Apple Pay, Google Pay, and the recently arrived Samsung Pay are heavily invested in transforming digital payments as we know it. Cashless transactions represent a significant portion of the transaction market already. There’s also the rise in digital currencies, such as bitcoin to consider. Whether cash will ever really be forgotten in time comes down to whether people will want to let go of something so familiar.

As convenient as these technologies prove to be, there are a number of reasons why money may not be going away anytime soon. It may prove difficult to replace the tangibility of cash. Cash is convenient. Cash can be held. Cash is king. Compared to a number on a screen, cash is familiar.

It can also be argued that there are  some transactions that many people may not want to be tracked for convenience or any reason at all. Consider items such as gifts, private loans to friends, poker night proceeds, tips for your waiter, tips at a gentlemen’s club, and so on as things that people may not want a digital record of. Many people could also have trust issues with technology itself, given the spate of cyber breaches that has reached the public consciousness. There are also a number of concerns about privacy, government control, regulations, and so forth to consider.

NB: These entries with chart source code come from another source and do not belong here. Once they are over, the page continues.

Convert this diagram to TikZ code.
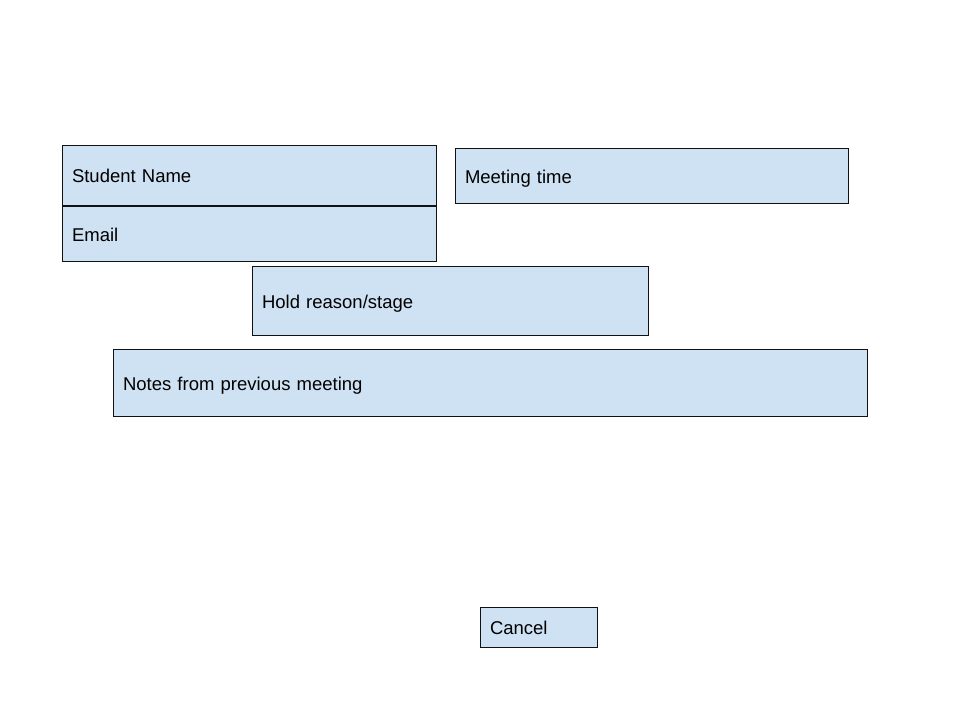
\documentclass[tikz,border=0pt]{standalone}
\usepackage{fontspec}
\setmainfont{Liberation Sans}
\definecolor{FormBlue}{HTML}{CFE2F3}
\definecolor{FormInk}{HTML}{111111}
\usetikzlibrary{positioning}

\begin{document}
\begin{tikzpicture}[x=1pt,y=-1pt,
    field/.style={draw=FormInk,line width=1pt,fill=FormBlue,anchor=north west,
      align=left,inner xsep=9.5pt,inner ysep=0pt,text height=16pt,text depth=2pt,
      font=\fontsize{18.5}{22}\selectfont}]
    \useasboundingbox[fill=white] (0,0) rectangle (960,720);
    % top row
    \node[field,text width=355pt,minimum height=60pt] (name) at (62,145) {Student Name};
    \node[field,text width=355pt,minimum height=55pt] (email) at (name.south west) {Email};
    \node[field,text width=374pt,minimum height=55pt] (time) at (455,148) {Meeting time};
    % middle
    \node[field,text width=377pt,minimum height=69pt] (hold) at (252,266) {Hold reason/stage};
    \node[field,text width=735pt,minimum height=67pt] (notes) at (113,349) {Notes from previous meeting};
    % button
    \node[field,text width=98pt,minimum height=40pt] (cancel) at (480,607) {Cancel};
  \end{tikzpicture}
\end{document}
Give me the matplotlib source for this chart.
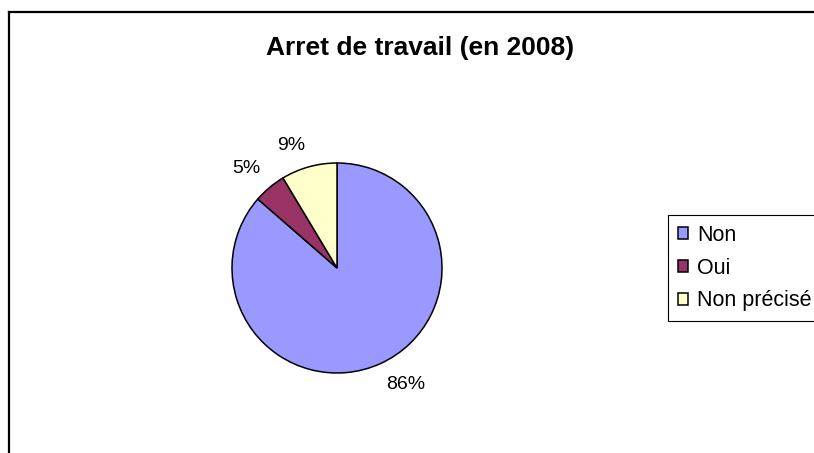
import matplotlib
matplotlib.use("Agg")
import matplotlib.pyplot as plt
import numpy as np
from matplotlib.lines import Line2D

categories = ["Non", "Oui", "Non précisé"]
values = [86.4, 5.0, 8.6]
colors = ["#9999FF", "#993366", "#FFFFCC"]
title = "Arret de travail (en 2008)"

plt.rcParams["font.family"] = ["Liberation Sans", "DejaVu Sans"]

W, H = 814, 453
fig = plt.figure(figsize=(W / 100, H / 100), dpi=100)
fig.patch.set_facecolor("white")

# outer chart frame (cut off on right/bottom)
fig.add_artist(Line2D([9 / W, 9 / W], [0, 1 - 12 / H], transform=fig.transFigure,
                      color="black", lw=1.6, solid_capstyle="projecting"))
fig.add_artist(Line2D([9 / W, 1.0], [1 - 12 / H, 1 - 12 / H], transform=fig.transFigure,
                      color="black", lw=1.6, solid_capstyle="projecting"))

cx, cy, r = 337, 268, 105
ax = fig.add_axes([(cx - r) / W, (H - cy - r) / H, 2 * r / W, 2 * r / H])
labels = [f"{v:.0f}%" for v in values]
wedges, texts = ax.pie(values, colors=colors, startangle=90, counterclock=False,
                       labels=labels, labeldistance=1.15,
                       wedgeprops=dict(edgecolor="black", linewidth=1.1),
                       textprops=dict(fontsize=14, color="black"))
for w, t in zip(wedges, texts):
    ang = np.deg2rad((w.theta1 + w.theta2) / 2)
    c, s = np.cos(ang), np.sin(ang)
    d = 1.13
    t.set_position((d * c, d * s))
    t.set_ha("left" if c > 0 else "right")
    t.set_va("bottom" if s > 0 else "top")
ax.set_xlim(-1, 1)
ax.set_ylim(-1, 1)
ax.set_aspect("equal")
ax.axis("off")

fig.text(420 / W, 1 - 48 / H, title, ha="center", va="center",
         fontsize=19, fontweight="bold")

leg = fig.legend(wedges, categories, loc="upper left",
                 bbox_to_anchor=(668 / W, 1 - 215 / H), bbox_transform=fig.transFigure,
                 frameon=True, fancybox=False, edgecolor="black", framealpha=1,
                 fontsize=15.5, handlelength=0.47, handleheight=0.47,
                 handletextpad=0.42, labelspacing=0.55, borderaxespad=0,
                 borderpad=0.45)
leg.get_frame().set_linewidth(0.8)

fig.savefig("out.png", dpi=100)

Cook did lay out answers surrounding some of the security concerns including advocating the encryption of systems completely without any backdoor access. “We will productively work with the governments to try to convince them that’s also in their best interests in the national security sense,” he said.

Cook’s statement challenges convention and that is one thing we have come to expect from a company that wants to change the way we interact with our world.